--- Begin ---

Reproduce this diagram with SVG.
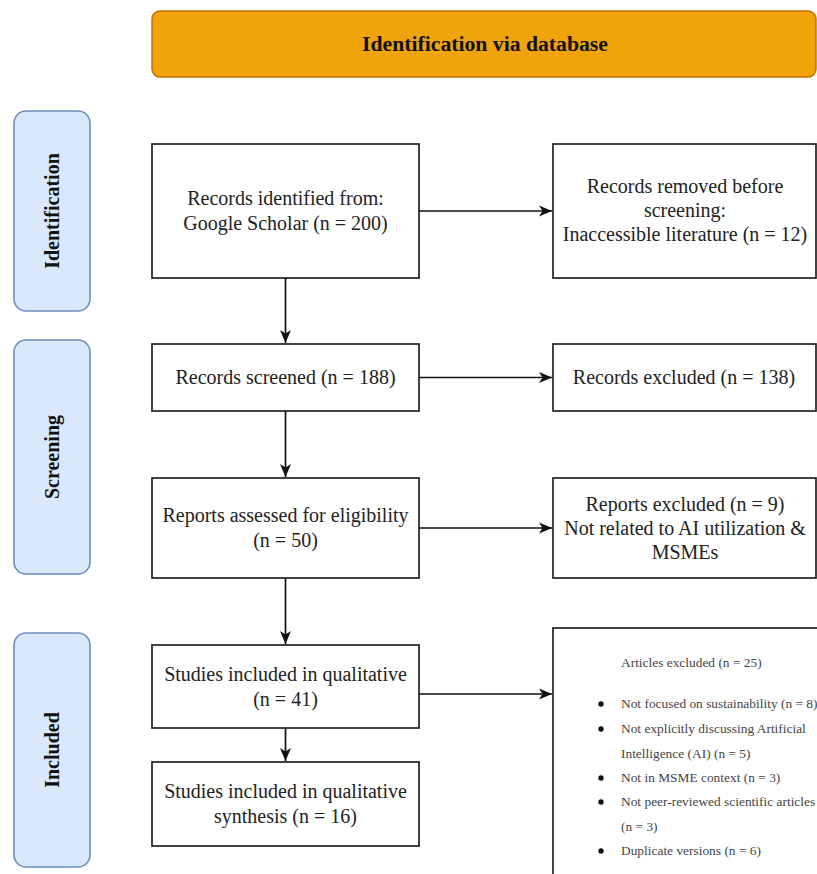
<svg xmlns="http://www.w3.org/2000/svg" width="817" height="874" viewBox="0 0 817 874">
<defs>
<style>
.box{fill:#fff;stroke:#222;stroke-width:1.7}
.side{fill:#dae8fc;stroke:#6c8ebf;stroke-width:1.6}
.hdr{fill:#f0a30a;stroke:#bd7000;stroke-width:1.4}
.t{font-family:"Liberation Serif","Times New Roman",serif;font-size:20px;fill:#222;text-anchor:middle}
.sl{font-family:"Liberation Serif","Times New Roman",serif;font-size:20px;font-weight:bold;fill:#111;text-anchor:middle}
.s{font-family:"Liberation Serif","Times New Roman",serif;font-size:13.4px;fill:#444}
.c{fill:none;stroke:#111;stroke-width:1.7}
</style>
<marker id="ah" markerUnits="userSpaceOnUse" markerWidth="14" markerHeight="14" viewBox="0 0 14 14" refX="13" refY="7" orient="auto">
<path d="M0,1.5 L13,7 L0,12.5 L3.5,7 Z" fill="#111"/>
</marker>
</defs>
<rect width="817" height="874" fill="#fff"/>

<g id="header">
<rect class="hdr" x="152" y="11" width="664" height="66" rx="8"/>
<text class="sl" x="485" y="51" style="font-size:21.7px">Identification via database</text>
</g>

<g id="side-identification">
<rect class="side" x="14" y="111" width="76" height="200" rx="12"/>
<text class="sl" transform="translate(59,211) rotate(-90)">Identification</text>
</g>
<g id="side-screening">
<rect class="side" x="14" y="340" width="76" height="234" rx="12"/>
<text class="sl" transform="translate(59,457) rotate(-90)">Screening</text>
</g>
<g id="side-included">
<rect class="side" x="14" y="633" width="76" height="234" rx="12"/>
<text class="sl" transform="translate(59,750) rotate(-90)">Included</text>
</g>

<g id="records-identified">
<rect class="box" x="152" y="144" width="267" height="134"/>
<text class="t" x="285.5" y="205">Records identified from:</text>
<text class="t" x="285.5" y="230">Google Scholar (n = 200)</text>
</g>
<g id="records-removed">
<rect class="box" x="553" y="144" width="263" height="134"/>
<text class="t" x="685" y="193">Records removed before</text>
<text class="t" x="685" y="217">screening:</text>
<text class="t" x="685" y="241">Inaccessible literature (n = 12)</text>
</g>
<g id="records-screened">
<rect class="box" x="152" y="344" width="267" height="67"/>
<text class="t" x="285.5" y="384">Records screened (n = 188)</text>
</g>
<g id="records-excluded">
<rect class="box" x="553" y="344" width="263" height="67"/>
<text class="t" x="684" y="384">Records excluded (n = 138)</text>
</g>
<g id="reports-assessed">
<rect class="box" x="152" y="478" width="267" height="100"/>
<text class="t" x="285.5" y="522">Reports assessed for eligibility</text>
<text class="t" x="285.5" y="547">(n = 50)</text>
</g>
<g id="reports-excluded">
<rect class="box" x="553" y="478" width="263" height="100"/>
<text class="t" x="685" y="511">Reports excluded (n = 9)</text>
<text class="t" x="685" y="535">Not related to AI utilization &amp;</text>
<text class="t" x="685" y="559">MSMEs</text>
</g>
<g id="studies-qualitative">
<rect class="box" x="152" y="645" width="267" height="83"/>
<text class="t" x="285.5" y="681">Studies included in qualitative</text>
<text class="t" x="285.5" y="706">(n = 41)</text>
</g>
<g id="studies-synthesis">
<rect class="box" x="152" y="762" width="267" height="84"/>
<text class="t" x="285.5" y="798">Studies included in qualitative</text>
<text class="t" x="285.5" y="823">synthesis (n = 16)</text>
</g>
<g id="articles-excluded">
<rect class="box" x="553" y="628" width="275" height="260"/>
<text class="s" x="621" y="667">Articles excluded (n = 25)</text>
<circle cx="601" cy="704" r="2.7" fill="#111"/>
<text class="s" x="621" y="708">Not focused on sustainability (n = 8)</text>
<circle cx="601" cy="729" r="2.7" fill="#111"/>
<text class="s" x="621" y="733">Not explicitly discussing Artificial</text>
<text class="s" x="621" y="758">Intelligence (AI) (n = 5)</text>
<circle cx="601" cy="778" r="2.7" fill="#111"/>
<text class="s" x="621" y="782">Not in MSME context (n = 3)</text>
<circle cx="601" cy="802" r="2.7" fill="#111"/>
<text class="s" x="621" y="806">Not peer-reviewed scientific articles</text>
<text class="s" x="621" y="831">(n = 3)</text>
<circle cx="601" cy="851" r="2.7" fill="#111"/>
<text class="s" x="621" y="855">Duplicate versions (n = 6)</text>
</g>

<g id="connectors">
<line class="c" x1="285.5" y1="278" x2="285.5" y2="343" marker-end="url(#ah)"/>
<line class="c" x1="285.5" y1="411" x2="285.5" y2="477" marker-end="url(#ah)"/>
<line class="c" x1="285.5" y1="578" x2="285.5" y2="644" marker-end="url(#ah)"/>
<line class="c" x1="285.5" y1="728" x2="285.5" y2="761" marker-end="url(#ah)"/>
<line class="c" x1="419" y1="211" x2="552" y2="211" marker-end="url(#ah)"/>
<line class="c" x1="419" y1="377.5" x2="552" y2="377.5" marker-end="url(#ah)"/>
<line class="c" x1="419" y1="528" x2="552" y2="528" marker-end="url(#ah)"/>
<line class="c" x1="419" y1="694" x2="552" y2="694" marker-end="url(#ah)"/>
</g>
</svg>
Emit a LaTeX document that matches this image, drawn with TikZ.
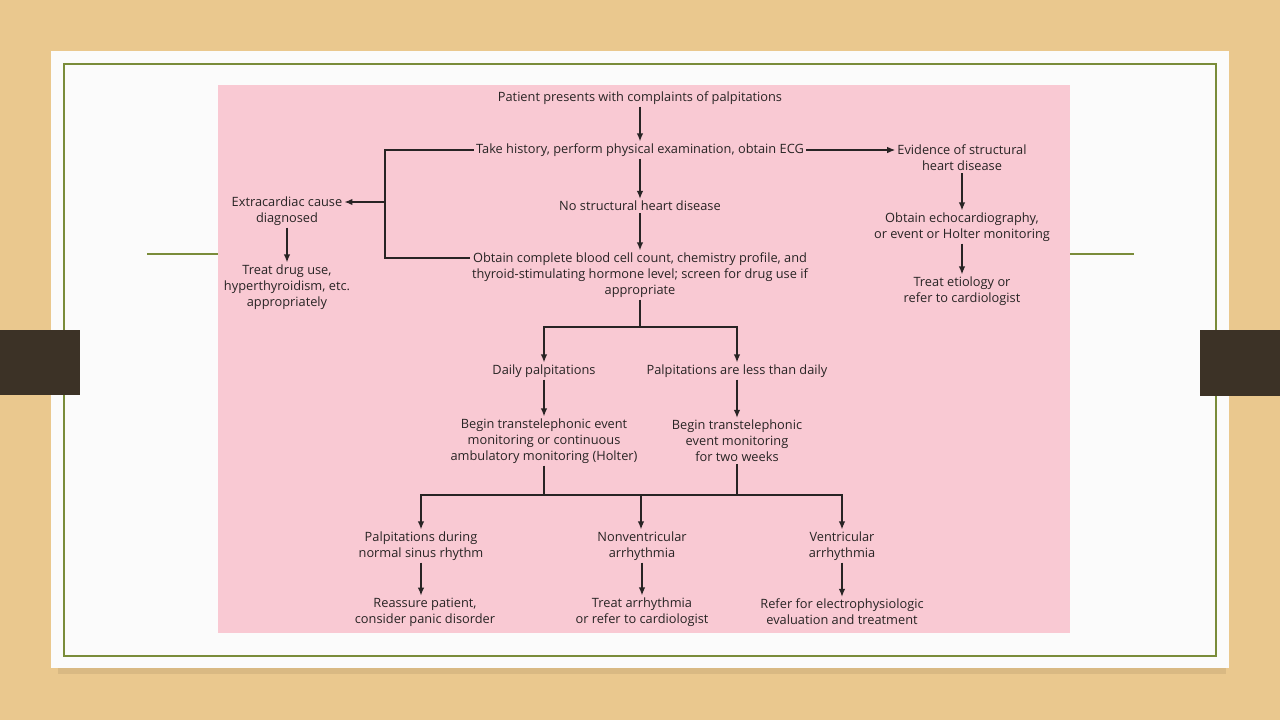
\documentclass[tikz,border=0pt]{standalone}
\usepackage{fontspec}
\setmainfont{Open Sans}
\usetikzlibrary{arrows.meta}

\definecolor{wood}{RGB}{234,200,142}
\definecolor{pinkbg}{RGB}{249,201,211}
\definecolor{olive}{RGB}{122,140,58}
\definecolor{tabbrown}{RGB}{60,50,38}
\definecolor{ink}{RGB}{40,36,36}

\tikzset{
  box/.style={align=center,inner sep=2pt,text=ink,font=\fontsize{12.8}{16}\selectfont},
  arr/.style={draw=ink,line width=1.3pt,-{Latex[length=8pt,width=6.5pt]}},
  link/.style={draw=ink,line width=1.3pt},
}

\begin{document}
\begin{tikzpicture}[x=1pt,y=-1pt]
        \useasboundingbox (0,0) rectangle (1280,720) ;
        % slide background
        \fill[wood] (0,0) rectangle (1280,720) ;
        \fill[black,opacity=0.07] (58,666) rectangle (1226,674) ;
        \fill[white!97!gray] (51,51) rectangle (1229,668) ;
        \draw[olive,line width=2pt] (64,64) rectangle (1216,656) ;
        \draw[olive,line width=1.5pt] (147,254) -- (218,254) ;
        \draw[olive,line width=1.5pt] (1070,254) -- (1134,254) ;
        \fill[tabbrown] (0,330) rectangle (80,395) ;
        \fill[tabbrown] (1200,330) rectangle (1280,396) ;
        \fill[pinkbg] (218,85) rectangle (1070,633) ;

        % main column
        \node[box] (start) at (640,98) {Patient presents with complaints of palpitations} ;
        \node[box] (history) at (640,150) {Take history, perform physical examination, obtain ECG} ;
        \node[box] (nostruct) at (640,206) {No structural heart disease} ;
        \node[box] (blood) at (640,275) {Obtain complete blood cell count, chemistry profile, and\\
          thyroid-stimulating hormone level; screen for drug use if\\ appropriate} ;
        % right column
        \node[box] (struct) at (962,158) {Evidence of structural\\ heart disease} ;
        \node[box] (echo) at (962,227) {Obtain echocardiography,\\ or event or Holter monitoring} ;
        \node[box] (etiol) at (962,291) {Treat etiology or\\ refer to cardiologist} ;
        % left column
        \node[box] (extra) at (287,211) {Extracardiac cause\\ diagnosed} ;
        \node[box] (drug) at (287,287) {Treat drug use,\\ hyperthyroidism, etc.\\ appropriately} ;
        % frequency
        \node[box] (daily) at (544,371) {Daily palpitations} ;
        \node[box] (less) at (737,371) {Palpitations are less than daily} ;
        \node[box] (holter) at (544,441) {Begin transtelephonic event\\ monitoring or continuous\\
          ambulatory monitoring (Holter)} ;
        \node[box] (event) at (737,441) {Begin transtelephonic\\ event monitoring\\ for two weeks} ;
        % results
        \node[box] (sinus) at (421,546) {Palpitations during\\ normal sinus rhythm} ;
        \node[box] (nonv) at (642,546) {Nonventricular\\ arrhythmia} ;
        \node[box] (vent) at (842,546) {Ventricular\\ arrhythmia} ;
        \node[box] (reassure) at (425,612) {Reassure patient,\\ consider panic disorder} ;
        \node[box] (treatarr) at (642,612) {Treat arrhythmia\\ or refer to cardiologist} ;
        \node[box] (ephys) at (842,612) {Refer for electrophysiologic\\ evaluation and treatment} ;

        \coordinate (split) at (385,202) ;
        \coordinate (bloodin) at (blood.west |- 0,258) ;
        \coordinate (fork1) at (640,327) ;
        \coordinate (fork2) at (641,495) ;

        \draw[arr] (start) -- (history) ;
        \draw[arr] (history) -- (nostruct) ;
        \draw[arr] (nostruct) -- (blood) ;
        \draw[arr] (history.east) -- (struct.west |- history) ;
        \draw[arr] (struct) -- (echo) ;
        \draw[arr] (echo) -- (etiol) ;
        \draw[link] (history.west) -| (split) |- (bloodin) ;
        \draw[arr] (split) -- (extra.east |- split) ;
        \draw[arr] (extra) -- (drug) ;
        \draw[link] (blood.south) -- (fork1) ;
        \draw[arr] (fork1) -| (daily.north) ;
        \draw[arr] (fork1) -| (less.north) ;
        \draw[arr] (daily) -- (holter) ;
        \draw[arr] (less) -- (event) ;
        \draw[link] (holter.south) -- (holter.south |- fork2) ;
        \draw[link] (event.south) -- (event.south |- fork2) ;
        \draw[arr] (fork2) -| (sinus.north) ;
        \draw[arr] (fork2) -| (vent.north) ;
        \draw[arr] (fork2) -- (nonv.north -| fork2) ;
        \draw[arr] (sinus.south -| 421,0) -- (reassure.north -| 421,0) ;
        \draw[arr] (nonv) -- (treatarr) ;
        \draw[arr] (vent) -- (ephys) ;
      \end{tikzpicture}
\end{document}
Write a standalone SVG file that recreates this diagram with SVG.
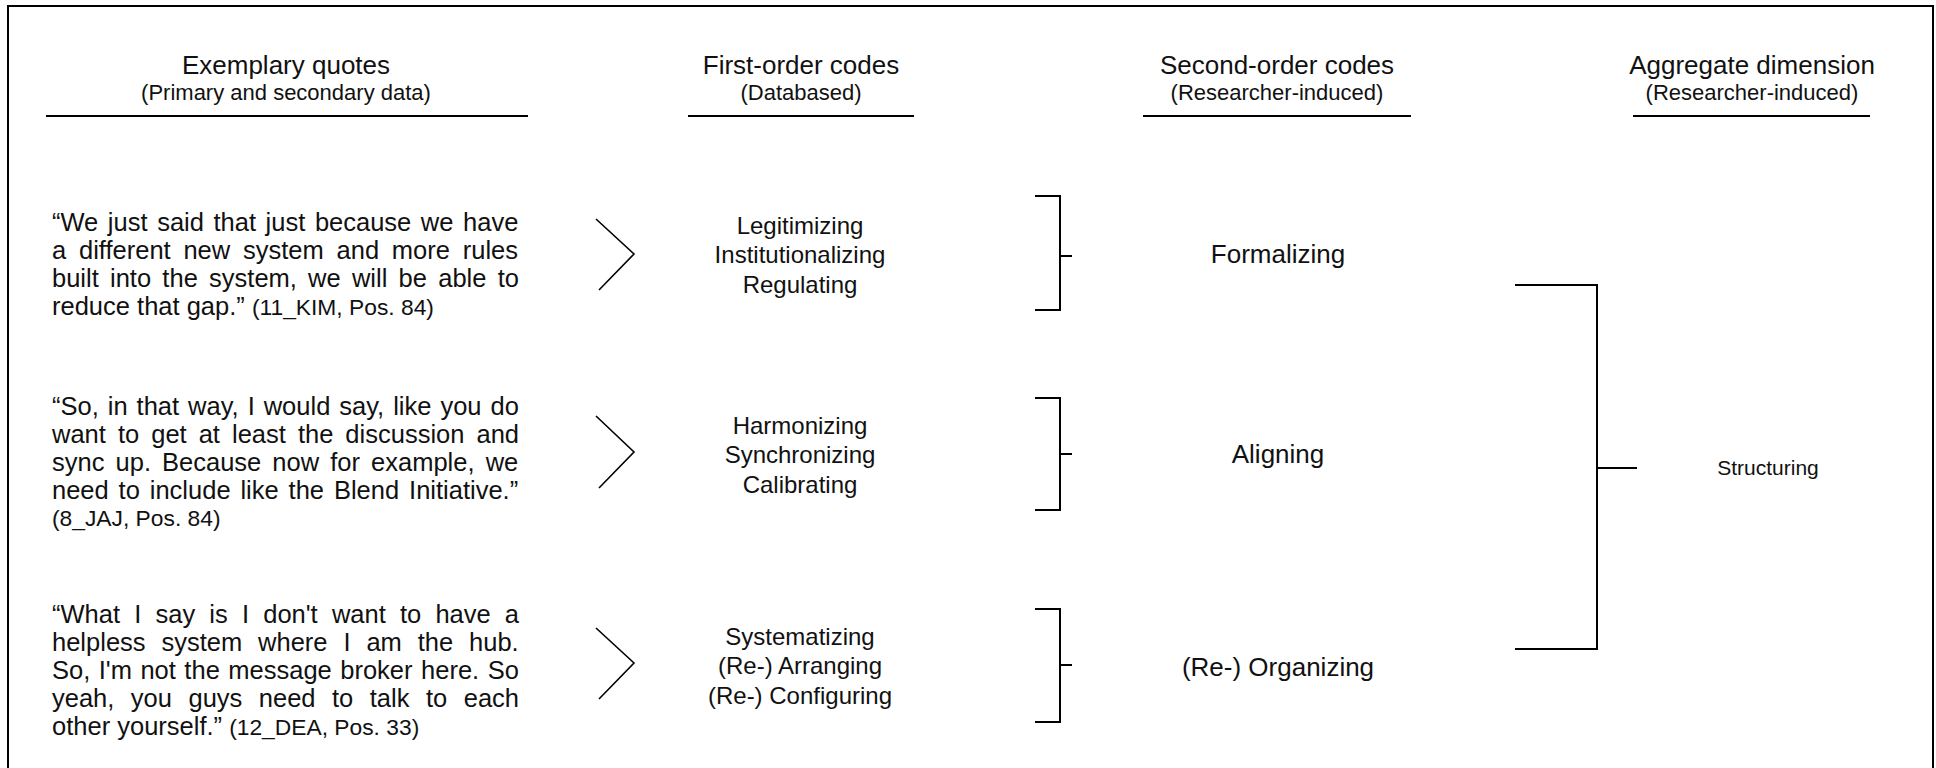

--- End ---

Where a line above contains the string "this", copy that line.

Reproduce this diagram with SVG.
Emit a LaTeX document that matches this image, drawn with TikZ.
Write a standalone SVG file that recreates this diagram with SVG.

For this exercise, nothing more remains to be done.